Saturday, July 17, 2010

Austerity drive will hand billions to private sector.

There's a new Tory government in town, so it a time of austerity for the poorest in our society, but it's bonanza time for private companies.

Outsourcing firms are preparing for a bonanza of local authority contracts to provide everything from bin men to back office bureaucrats and have reported a doubling in the number of deals on offer this year. Private health companies are also expecting to earn billions of pounds from the planned overhaul of the NHS in which GPs would take over responsibility for spending £70bn.

Executives at Capita, the UK's largest outsourcing firm, said the number of opportunities for local authority contracts has already doubled this year and they see the healthcare market as "vast and potentially lucrative".

Richard Marchant, head of local government strategic partnerships at Capita, an FTSE-100 company which already works for councils in Harrow, Swindon, Southampton and Sheffield, said: "A major problem for the public sector is, we feel, a significant opportunity for us. Opportunities are at their highest level in two to three years. This year we have probably seen a 100% increase in opportunities [compared with 2009] and I suspect we will see another 50% increase in the following year."

Such an increase could deliver a £60m boost to Capita's revenues while councils are anticipating a 30% budget cut over the next four years. Other firms vying for town hall contracts include Serco and Mouchel.

This is the proof, were any needed, that what the Conservatives are up to has precious little to do with reducing the deficit and much more to do with shrinking the role of the state and moving the provision of private services over to the public sector.

The last time they did this was when Thatcher and Major were in power. They did away with matrons and outsourced hospital cleaning to the private sector. The result was a huge rise in deaths from MRSA but few people ever made the link between that fact and the privatisation of hospital cleaning staff.

But the simple truth is that, once privatised, the emphasis became not about how clean the ward was, but how quickly it could be done at the least possible cost.
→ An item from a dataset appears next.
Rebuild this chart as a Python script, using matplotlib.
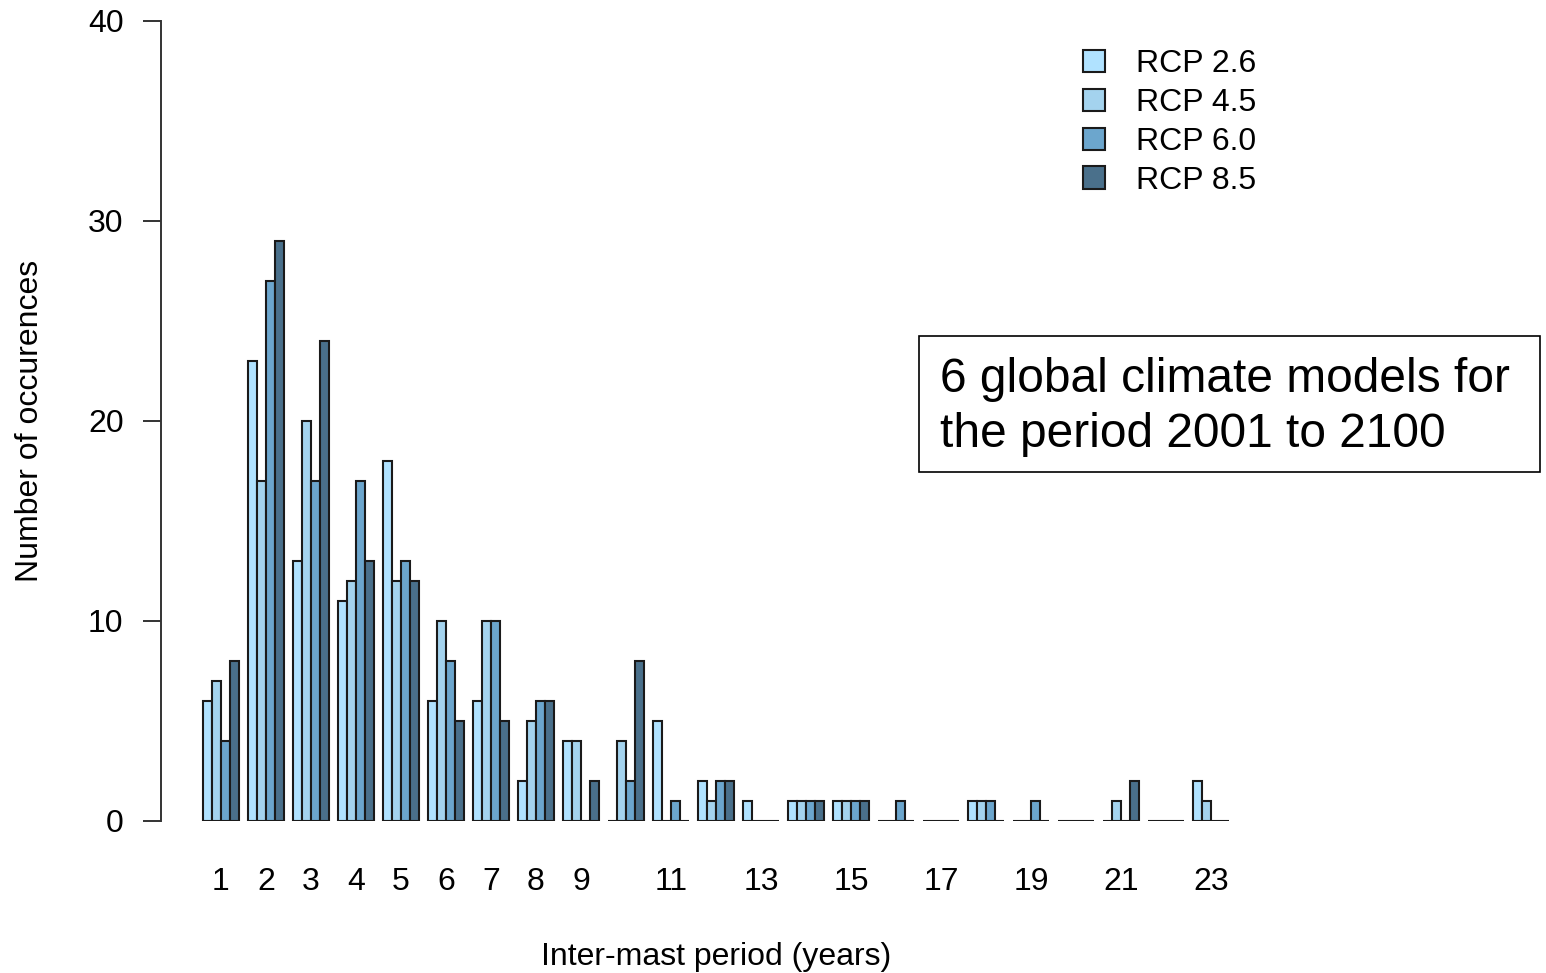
import numpy as np
import matplotlib
matplotlib.use("Agg")
import matplotlib.pyplot as plt
from matplotlib.patches import Patch, Rectangle

plt.rcParams['font.family'] = ['Liberation Sans', 'DejaVu Sans']

# Inter-mast period (years) and number of occurrences per scenario
periods = list(range(1, 24))
rcp26 = [6, 23, 13, 11, 18, 6, 6, 2, 4, 0, 5, 2, 1, 1, 1, 0, 0, 1, 0, 0, 0, 0, 2]
rcp45 = [7, 17, 20, 12, 12, 10, 10, 5, 4, 4, 0, 1, 0, 1, 1, 0, 0, 1, 0, 0, 1, 0, 1]
rcp60 = [4, 27, 17, 17, 13, 8, 10, 6, 0, 2, 1, 2, 0, 1, 1, 1, 0, 1, 1, 0, 0, 0, 0]
rcp85 = [8, 29, 24, 13, 12, 5, 5, 6, 2, 8, 0, 2, 0, 1, 1, 0, 0, 0, 0, 0, 2, 0, 0]
series_labels = ["RCP 2.6", "RCP 4.5", "RCP 6.0", "RCP 8.5"]
tick_labels = ["1", "2", "3", "4", "5", "6", "7", "8", "9", "", "11", "", "13", "",
               "15", "", "17", "", "19", "", "21", "", "23"]

colors = ["#B0E2FF", "#A4D3EE", "#6CA6CD", "#4A708B"]
edge = "#1a1a1a"

W, H = 1546, 973
fig = plt.figure(figsize=(W / 100, H / 100), dpi=100)

# axes placed in pixel terms: y 0..40 spans rows 821..21, x unit = 9 px
unit = 9.0
x0_px = 194.0
left_px, right_px = 161.0, 1546.0
ax = fig.add_axes([left_px / W, (H - 821) / H, (right_px - left_px) / W, 800 / H])
ax.set_xlim((left_px - x0_px) / unit, (right_px - x0_px) / unit)
ax.set_ylim(0, 40)

series = [rcp26, rcp45, rcp60, rcp85]
n = len(series)
group_start = np.array([1 + (n + 1) * (p - 1) for p in periods], dtype=float)
for k, (vals, col) in enumerate(zip(series, colors)):
    ax.bar(group_start + k, vals, width=1.0, align='edge', color=col,
           edgecolor=edge, linewidth=1.5, zorder=2)

centers = group_start + n / 2
ax.set_xticks(centers)
ax.set_xticklabels(tick_labels, fontsize=23)
ax.tick_params(axis='x', length=0, pad=33)

ax.set_yticks([0, 10, 20, 30, 40])
ax.tick_params(axis='y', length=13, width=1.4, color='#333333', pad=14, labelsize=23)

for s in ['top', 'right', 'bottom']:
    ax.spines[s].set_visible(False)
ax.spines['left'].set_color('#333333')
ax.spines['left'].set_linewidth(1.4)
ax.spines['left'].set_bounds(0, 40)

fig.text(716 / W, 1 - 957 / H, "Inter-mast period (years)", fontsize=23,
         ha='center', va='center')
fig.text(30 / W, 1 - 421 / H, "Number of occurences", fontsize=23,
         ha='center', va='center', rotation=90)

handles = [Patch(facecolor=c, edgecolor=edge, linewidth=1.5) for c in colors]
fig.legend(handles, series_labels, loc='upper left',
           bbox_to_anchor=(1083 / W, 1 - 49 / H), frameon=False, fontsize=23,
           handlelength=0.7, handleheight=0.7, handletextpad=0.95,
           labelspacing=0.28, borderpad=0, borderaxespad=0)

# annotation box
fig.patches.append(Rectangle((919 / W, 1 - 472 / H), (1540 - 919) / W, (472 - 336) / H,
                             transform=fig.transFigure, facecolor='white',
                             edgecolor='black', linewidth=1.2))
fig.text(940 / W, 1 - 407 / H, "6 global climate models for\nthe period 2001 to 2100",
         fontsize=34.5, ha='left', va='center', linespacing=1.31)

fig.savefig("out.png", dpi=100)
That is what privitisation inevitably leads to, the pursuit of profit rather than the well-being of the patients.

The Tories are now ready to roll this failed philosophy across a whole range of public services.

"The private sector likes the clarity it has seen from the new government," said James Hulme, spokesman for the New Local Government Network.

"It will see the present climate as a greater opportunity than over the last couple of years even though the budgets are shrinking. The low-hanging fruit have already been picked in terms of rubbish collection and street cleaning.

"The services that are now likely to be privatised are those such as probation and care homes, and the public will feel a different emotional attachment to them."

This is simply another part of the deregulation philosophy of right wingers. They fail to understand that some things are done according to the book because that is simply the best way to ensure that they are done properly.

Handing the probation service and care homes over to a bunch of cowboys searching for profit is a disaster waiting to happen. The only possible benefit will be a bonanza for fly on the wall documentary makers who can film their incompetence undercover and horrify us with the inevitable results.

But, we should really stop calling this an "austerity drive", as that implies that there is no choice other than what the Tories are doing. That is false. This is an ideological drive, the natural and utterly predictable course that every Tory government wishes to travel.

The recession has merely given them a cloak with which to hide their glee.